Cependant, je me demande si on ne devrait pas travailler sur les représentations davantage que sur les termes. Quand je dis "les docteurs" à ma fille, je suis sûre qu'elle imagine des femmes, parce que tous les docteurs qu'elle a vu dans sa vie, c'étaient des femmes.

Même chose pour les LGBT+ : ne serait-on pas mieux de travailler sur les mentalités, pour que les gens ne soient plus stigmatisés, plutôt que de chercher à créer un terme qui les distingue, qui les rend plus présents dans l'imaginaire collectif... mais qui peut aussi servir à les stigmatiser!

Comme je dis, mon idée n'est pas faite, je réfléchis. Mais je vois autant de danger et de pentes glissantes à la distinction qu'à l'invisibilité.

Oh et l'argument voulant que le masculin a été choisi comme neutre pour des raisons machistes, je suis un peu tannée de l'entendre. Oui, c'est vrai... et faux. La raison donnée consacrait l'usage déjà en place, usage qui n'était pas issu du machisme, mais simplement du fait que l'ancien neutre latin ressemblait davantage au masculin latin qu'au féminin latin. Et donc lorsqu'on a progressivement abandonné le neutre, la forme masculine l'a remplacé.

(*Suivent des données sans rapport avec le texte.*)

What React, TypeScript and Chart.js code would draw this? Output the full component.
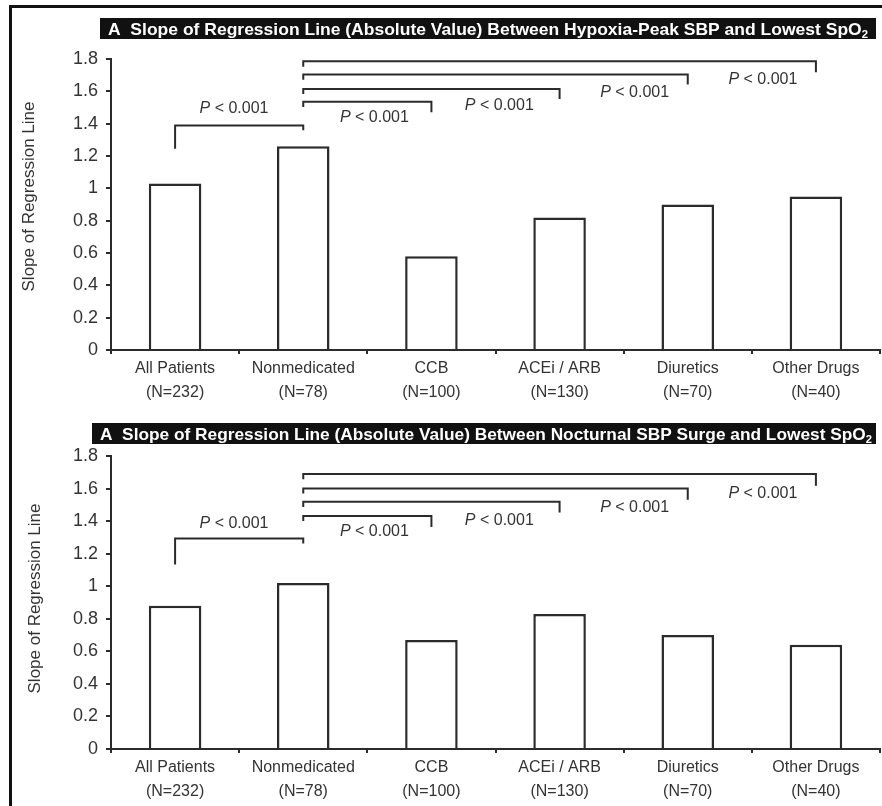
import React, { useEffect, useRef } from 'react';
import { Chart, registerables } from 'chart.js';

Chart.register(...registerables);

// ---------- data ----------
const categories = ['All Patients', 'Nonmedicated', 'CCB', 'ACEi / ARB', 'Diuretics', 'Other Drugs'];
const sampleSizes = ['(N=232)', '(N=78)', '(N=100)', '(N=130)', '(N=70)', '(N=40)'];
const hypoxiaPeakSlope = [1.03, 1.26, 0.58, 0.82, 0.9, 0.95];
const nocturnalSurgeSlope = [0.88, 1.02, 0.67, 0.83, 0.7, 0.64];
const yMin = 0;
const yMax = 1.8;
const yStep = 0.2;
const pLabelItalic = 'P';
const pLabelRest = ' < 0.001';
const titleTop = 'A  Slope of Regression Line (Absolute Value) Between Hypoxia-Peak SBP and Lowest SpO';
const titleBottom = 'A  Slope of Regression Line (Absolute Value) Between Nocturnal SBP Surge and Lowest SpO';
const titleSub = '2';
const yAxisTitle = 'Slope of Regression Line';

// comparison brackets: [fromIndex, toIndex, level, leftLegEnd, rightLegEnd, labelIndex, labelLevel]
const bracketsTop = [
  [0, 1, 1.388, 1.245, 1.36, 0.46, 1.493],
  [1, 2, 1.535, 1.503, 1.47, 1.555, 1.437],
  [1, 3, 1.615, 1.583, 1.553, 2.53, 1.512],
  [1, 4, 1.704, 1.672, 1.642, 3.586, 1.594],
  [1, 5, 1.786, 1.752, 1.718, 4.586, 1.673],
];
const bracketsBottom = [
  [0, 1, 1.293, 1.134, 1.262, 0.46, 1.387],
  [1, 2, 1.432, 1.4, 1.364, 1.555, 1.333],
  [1, 3, 1.519, 1.487, 1.453, 2.53, 1.406],
  [1, 4, 1.601, 1.569, 1.531, 3.586, 1.486],
  [1, 5, 1.689, 1.657, 1.617, 4.586, 1.572],
];

// ---------- styling ----------
const FONT = "'Liberation Sans', Arial, 'DejaVu Sans', sans-serif";
const TITLE_FONT = "'Liberation Sans', Arial, sans-serif";
const INK = '#2b2b2b';
const TEXT = '#333333';

type PanelLayout = {
  canvasTop: number;
  canvasHeight: number;
  padTop: number;
  xAxisHeight: number;
  bar: [number, number, number, number];
  textX: number;
  textW: number;
  yTitleX: number;
  yTitleShift: number;
};

const layoutTop: PanelLayout = {
  canvasTop: 0, canvasHeight: 400, padTop: 59, xAxisHeight: 50,
  bar: [100, 18, 776, 21], textX: 108, textW: 760, yTitleX: 29, yTitleShift: -8,
};
const layoutBottom: PanelLayout = {
  canvasTop: 400, canvasHeight: 406, padTop: 56, xAxisHeight: 57,
  bar: [92, 23, 784, 21], textX: 100, textW: 772, yTitleX: 35, yTitleShift: -4,
};

function makeConfig(values: number[], brackets: number[][], title: string, L: PanelLayout): any {
  const decor = {
    id: 'decor',
    afterDraw(chart: any) {
      const ctx = chart.ctx as CanvasRenderingContext2D;
      const xs = chart.scales.x;
      const ys = chart.scales.y;
      const area = chart.chartArea;
      ctx.save();
      // title bar
      const [bx, by, bw, bh] = L.bar;
      ctx.fillStyle = '#111111';
      ctx.fillRect(bx, by, bw, bh);
      ctx.fillStyle = '#ffffff';
      ctx.textBaseline = 'alphabetic';
      ctx.textAlign = 'left';
      ctx.font = `bold 17px ${TITLE_FONT}`;
      const mainW = ctx.measureText(title).width;
      ctx.font = `bold 11px ${TITLE_FONT}`;
      const subW = ctx.measureText(titleSub).width;
      const sx = L.textW / (mainW + subW);
      const baseY = by + bh / 2 + 6;
      ctx.save();
      ctx.translate(L.textX, baseY);
      ctx.scale(sx, 1);
      ctx.font = `bold 17px ${TITLE_FONT}`;
      ctx.fillText(title, 0, 0);
      ctx.font = `bold 11px ${TITLE_FONT}`;
      ctx.fillText(titleSub, mainW, 3);
      ctx.restore();

      // y axis title
      ctx.save();
      ctx.translate(L.yTitleX, (area.top + area.bottom) / 2 + L.yTitleShift);
      ctx.rotate(-Math.PI / 2);
      ctx.font = `17px ${FONT}`;
      ctx.fillStyle = TEXT;
      ctx.textAlign = 'center';
      ctx.textBaseline = 'middle';
      ctx.fillText(yAxisTitle, 0, 0);
      ctx.restore();

      // brackets
      ctx.strokeStyle = INK;
      ctx.lineWidth = 2;
      ctx.lineCap = 'butt';
      for (const b of brackets) {
        const [from, to, level, leftEnd, rightEnd, lx, ly] = b;
        const x1 = xs.getPixelForValue(from);
        const x2 = xs.getPixelForValue(to);
        const y = ys.getPixelForValue(level);
        ctx.beginPath();
        ctx.moveTo(x1, ys.getPixelForValue(leftEnd));
        ctx.lineTo(x1, y);
        ctx.lineTo(x2, y);
        ctx.lineTo(x2, ys.getPixelForValue(rightEnd));
        ctx.stroke();

        const cx = xs.getPixelForValue(0) + (xs.getPixelForValue(1) - xs.getPixelForValue(0)) * lx;
        const cy = ys.getPixelForValue(ly);
        ctx.font = `italic 16px ${FONT}`;
        const w1 = ctx.measureText(pLabelItalic).width;
        ctx.font = `16px ${FONT}`;
        const w2 = ctx.measureText(pLabelRest).width;
        const start = cx - (w1 + w2) / 2;
        ctx.fillStyle = TEXT;
        ctx.textAlign = 'left';
        ctx.textBaseline = 'middle';
        ctx.font = `italic 16px ${FONT}`;
        ctx.fillText(pLabelItalic, start, cy);
        ctx.font = `16px ${FONT}`;
        ctx.fillText(pLabelRest, start + w1, cy);
      }
      ctx.restore();
    },
  };

  return {
    type: 'bar',
    data: {
      labels: categories.map((c, i) => [c, sampleSizes[i]]),
      datasets: [
        {
          data: values,
          backgroundColor: '#ffffff',
          borderColor: INK,
          borderWidth: 2.5,
          categoryPercentage: 0.82,
          barPercentage: 0.5,
        },
      ],
    },
    options: {
      responsive: false,
      animation: false,
      layout: { padding: { top: L.padTop, right: 2, left: 0, bottom: 0 } },
      plugins: { legend: { display: false }, tooltip: { enabled: false }, title: { display: false } },
      scales: {
        x: {
          grid: { display: true, drawOnChartArea: false, tickLength: 4, color: INK, lineWidth: 2, offset: true },
          border: { display: true, color: INK, width: 2 },
          ticks: {
            color: TEXT,
            font: { family: FONT, size: 16, lineHeight: 1.5 },
            padding: 3,
            maxRotation: 0,
            autoSkip: false,
          },
          afterFit: (s: any) => {
            s.height = L.xAxisHeight;
          },
        },
        y: {
          min: yMin,
          max: yMax,
          grid: { display: true, drawOnChartArea: false, tickLength: 5, color: INK, lineWidth: 2 },
          border: { display: true, color: INK, width: 2 },
          ticks: {
            stepSize: yStep,
            color: TEXT,
            font: { family: FONT, size: 18 },
            padding: 8,
            callback: (v: any) => String(Math.round(Number(v) * 10) / 10),
          },
          afterFit: (s: any) => {
            s.width = 111;
          },
        },
      },
    },
    plugins: [decor],
  };
}

export default function App() {
  const c1 = useRef<HTMLCanvasElement>(null);
  const c2 = useRef<HTMLCanvasElement>(null);

  useEffect(() => {
    const a = new Chart(c1.current as HTMLCanvasElement, makeConfig(hypoxiaPeakSlope, bracketsTop, titleTop, layoutTop));
    const b = new Chart(c2.current as HTMLCanvasElement, makeConfig(nocturnalSurgeSlope, bracketsBottom, titleBottom, layoutBottom));
    return () => {
      a.destroy();
      b.destroy();
    };
  }, []);

  return (
    <div style={{ position: 'fixed', left: 0, top: 0, width: 882, height: 806, background: '#ffffff', overflow: 'hidden' }}>
      <div
        style={{
          position: 'absolute',
          left: 9,
          top: 5,
          width: 900,
          height: 900,
          borderLeft: '3px solid #111',
          borderTop: '3px solid #111',
        }}
      />
      <canvas
        ref={c1}
        width={882}
        height={layoutTop.canvasHeight}
        style={{ position: 'absolute', left: 0, top: layoutTop.canvasTop, width: 882, height: layoutTop.canvasHeight }}
      />
      <canvas
        ref={c2}
        width={882}
        height={layoutBottom.canvasHeight}
        style={{ position: 'absolute', left: 0, top: layoutBottom.canvasTop, width: 882, height: layoutBottom.canvasHeight }}
      />
    </div>
  );
}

Et oui, dans la fiction, tout est possible. C'est d'ailleurs pourquoi je compte bien poursuivre mes réflexions dans un roman. ;)

Claude Lamarche a dit…

Wow! c'est dans des cas pareils que je me trouve nulle. Je me demande si j'ai déjà été capable de soutenir un argumentaire plus que deux-trois phrases. Sans doute pour ça que je me prononce rarement sur quelque sujet que ce soit. J'écoute, je lis... et je reste neutre!
Sans pouvoir étayer mon raisonnement, je peux juste dire que je ne voudrais pas de l'orthographe inclusive avec les petits points. Visuellement indéfendable, me semble.

Gen a dit…

@Claude : Disons que des billets comme ça s'écrivent de longue haleine et non pas en quelques minutes (c'est pour ça qu'il n'y en a pas trop souvent). Et quand ensuite on se met à répondre, suffit d'être systématique et d'y aller point par point. (Mais bon, je vous ai jamais dit que j'avais eu une bourse à cause de mes notes en philo? ok, là vous le savez! hihihihi)

Ouais, la syntaxe pointée, c'est juste horrible. À lire et à écrire!!!